* begin *

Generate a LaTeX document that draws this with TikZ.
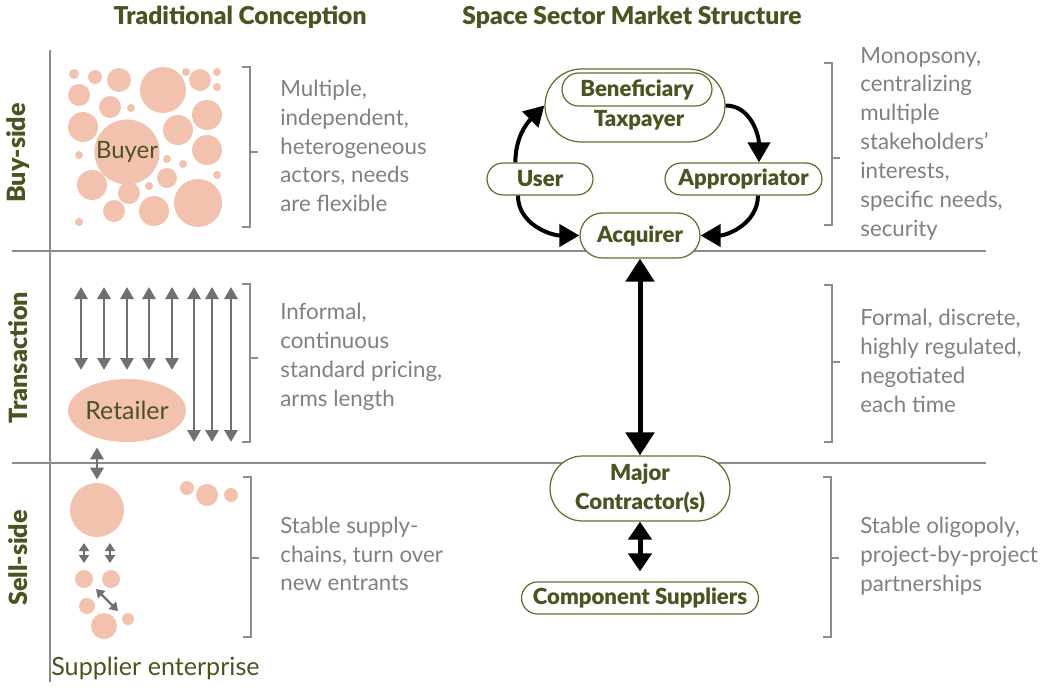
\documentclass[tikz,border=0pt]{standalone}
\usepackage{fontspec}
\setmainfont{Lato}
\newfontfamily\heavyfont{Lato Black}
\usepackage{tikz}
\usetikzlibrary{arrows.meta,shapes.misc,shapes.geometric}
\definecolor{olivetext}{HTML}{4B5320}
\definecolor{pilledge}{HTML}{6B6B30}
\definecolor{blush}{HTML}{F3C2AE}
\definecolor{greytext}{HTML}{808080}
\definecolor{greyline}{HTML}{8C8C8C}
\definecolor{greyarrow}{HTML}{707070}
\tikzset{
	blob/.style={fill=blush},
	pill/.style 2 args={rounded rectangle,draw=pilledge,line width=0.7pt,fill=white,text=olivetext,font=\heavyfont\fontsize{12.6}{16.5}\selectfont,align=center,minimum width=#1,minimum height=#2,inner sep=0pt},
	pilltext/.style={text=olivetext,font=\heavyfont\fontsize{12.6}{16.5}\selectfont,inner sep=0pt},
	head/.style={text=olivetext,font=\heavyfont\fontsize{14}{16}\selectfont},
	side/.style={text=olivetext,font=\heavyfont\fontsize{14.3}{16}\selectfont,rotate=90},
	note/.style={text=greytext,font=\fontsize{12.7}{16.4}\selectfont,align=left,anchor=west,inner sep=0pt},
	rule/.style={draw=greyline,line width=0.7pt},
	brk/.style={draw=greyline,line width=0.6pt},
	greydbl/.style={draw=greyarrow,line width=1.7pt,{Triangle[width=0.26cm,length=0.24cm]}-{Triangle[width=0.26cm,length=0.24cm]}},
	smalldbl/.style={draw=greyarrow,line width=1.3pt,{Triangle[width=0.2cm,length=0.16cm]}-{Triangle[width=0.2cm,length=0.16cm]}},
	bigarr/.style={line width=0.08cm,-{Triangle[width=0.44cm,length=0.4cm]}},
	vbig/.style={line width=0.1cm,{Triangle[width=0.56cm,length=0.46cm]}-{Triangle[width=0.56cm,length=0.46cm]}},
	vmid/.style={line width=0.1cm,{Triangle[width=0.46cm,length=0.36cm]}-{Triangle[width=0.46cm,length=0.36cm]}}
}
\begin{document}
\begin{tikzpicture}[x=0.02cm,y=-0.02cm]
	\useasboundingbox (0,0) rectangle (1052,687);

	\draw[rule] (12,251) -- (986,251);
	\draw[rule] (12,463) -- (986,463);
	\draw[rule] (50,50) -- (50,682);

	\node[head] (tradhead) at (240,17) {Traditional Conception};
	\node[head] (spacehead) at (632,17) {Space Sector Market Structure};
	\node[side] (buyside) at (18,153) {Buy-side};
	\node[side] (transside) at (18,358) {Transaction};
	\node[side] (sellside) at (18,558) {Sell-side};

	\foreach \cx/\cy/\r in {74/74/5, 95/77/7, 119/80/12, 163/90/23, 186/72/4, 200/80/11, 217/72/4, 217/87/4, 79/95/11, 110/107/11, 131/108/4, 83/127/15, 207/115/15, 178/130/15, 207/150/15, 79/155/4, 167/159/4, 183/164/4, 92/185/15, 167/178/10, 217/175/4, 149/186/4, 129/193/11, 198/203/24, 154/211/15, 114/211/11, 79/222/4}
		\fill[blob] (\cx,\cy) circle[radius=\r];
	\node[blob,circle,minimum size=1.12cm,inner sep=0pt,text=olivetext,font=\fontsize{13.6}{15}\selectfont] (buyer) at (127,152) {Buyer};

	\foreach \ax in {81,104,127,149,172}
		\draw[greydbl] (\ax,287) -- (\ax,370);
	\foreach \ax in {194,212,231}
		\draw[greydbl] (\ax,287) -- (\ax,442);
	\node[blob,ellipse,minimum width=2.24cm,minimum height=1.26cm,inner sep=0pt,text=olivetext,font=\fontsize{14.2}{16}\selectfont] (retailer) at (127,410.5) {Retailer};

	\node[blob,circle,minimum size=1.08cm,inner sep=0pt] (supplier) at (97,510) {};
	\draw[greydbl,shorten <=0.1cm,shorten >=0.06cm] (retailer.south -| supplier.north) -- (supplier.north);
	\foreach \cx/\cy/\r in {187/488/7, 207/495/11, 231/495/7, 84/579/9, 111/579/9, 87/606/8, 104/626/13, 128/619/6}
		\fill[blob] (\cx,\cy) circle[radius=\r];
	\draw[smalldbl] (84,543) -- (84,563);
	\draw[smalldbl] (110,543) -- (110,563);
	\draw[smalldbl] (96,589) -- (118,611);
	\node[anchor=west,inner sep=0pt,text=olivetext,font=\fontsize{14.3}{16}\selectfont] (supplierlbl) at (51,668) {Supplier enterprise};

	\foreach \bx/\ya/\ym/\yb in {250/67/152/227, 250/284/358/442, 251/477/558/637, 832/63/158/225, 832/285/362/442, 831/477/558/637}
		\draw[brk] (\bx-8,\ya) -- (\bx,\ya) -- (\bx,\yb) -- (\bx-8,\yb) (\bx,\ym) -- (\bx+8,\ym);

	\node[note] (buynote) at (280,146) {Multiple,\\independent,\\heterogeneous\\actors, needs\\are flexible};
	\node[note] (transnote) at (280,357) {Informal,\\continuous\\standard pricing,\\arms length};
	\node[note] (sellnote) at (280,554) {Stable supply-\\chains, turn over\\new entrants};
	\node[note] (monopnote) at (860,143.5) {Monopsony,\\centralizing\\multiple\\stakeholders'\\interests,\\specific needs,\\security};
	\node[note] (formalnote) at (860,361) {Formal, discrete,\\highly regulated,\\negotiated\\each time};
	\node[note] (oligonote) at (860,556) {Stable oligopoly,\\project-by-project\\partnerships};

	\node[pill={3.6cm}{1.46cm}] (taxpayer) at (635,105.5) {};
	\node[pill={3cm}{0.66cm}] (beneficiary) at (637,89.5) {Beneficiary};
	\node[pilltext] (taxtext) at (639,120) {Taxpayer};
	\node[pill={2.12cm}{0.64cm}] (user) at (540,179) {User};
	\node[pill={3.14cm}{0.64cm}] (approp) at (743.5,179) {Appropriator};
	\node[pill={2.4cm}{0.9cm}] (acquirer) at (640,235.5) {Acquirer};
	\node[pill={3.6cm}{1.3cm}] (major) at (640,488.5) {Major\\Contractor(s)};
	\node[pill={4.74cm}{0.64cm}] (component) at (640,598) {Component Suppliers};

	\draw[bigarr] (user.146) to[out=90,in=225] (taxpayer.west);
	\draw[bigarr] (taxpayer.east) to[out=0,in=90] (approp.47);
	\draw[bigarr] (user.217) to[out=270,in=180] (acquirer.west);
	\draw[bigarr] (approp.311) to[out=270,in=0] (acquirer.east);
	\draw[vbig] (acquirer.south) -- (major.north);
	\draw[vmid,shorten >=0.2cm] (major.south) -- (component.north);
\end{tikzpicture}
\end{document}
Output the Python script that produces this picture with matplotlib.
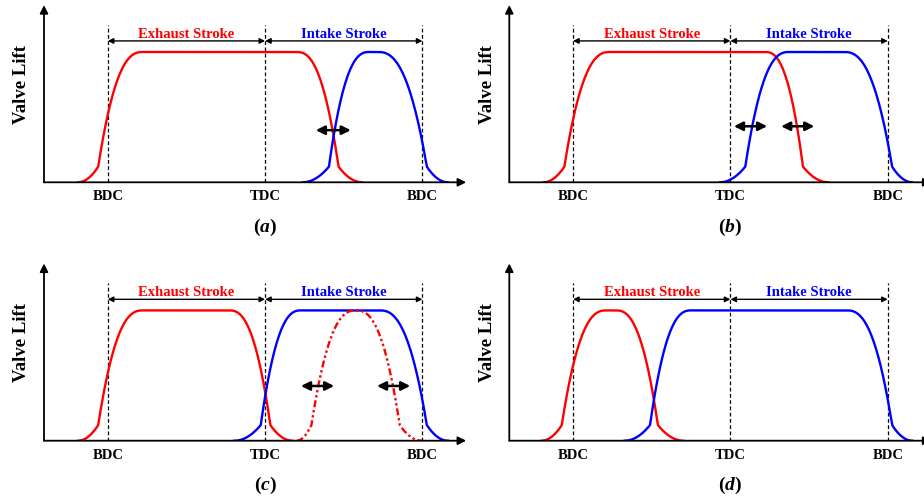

* end *

WHAT THE TASK ASKS | Read through the entries and copy each line in which "this" appears.

RESULT OF THE EXERCISE |
Generate a LaTeX document that draws this with TikZ.
Output the Python script that produces this picture with matplotlib.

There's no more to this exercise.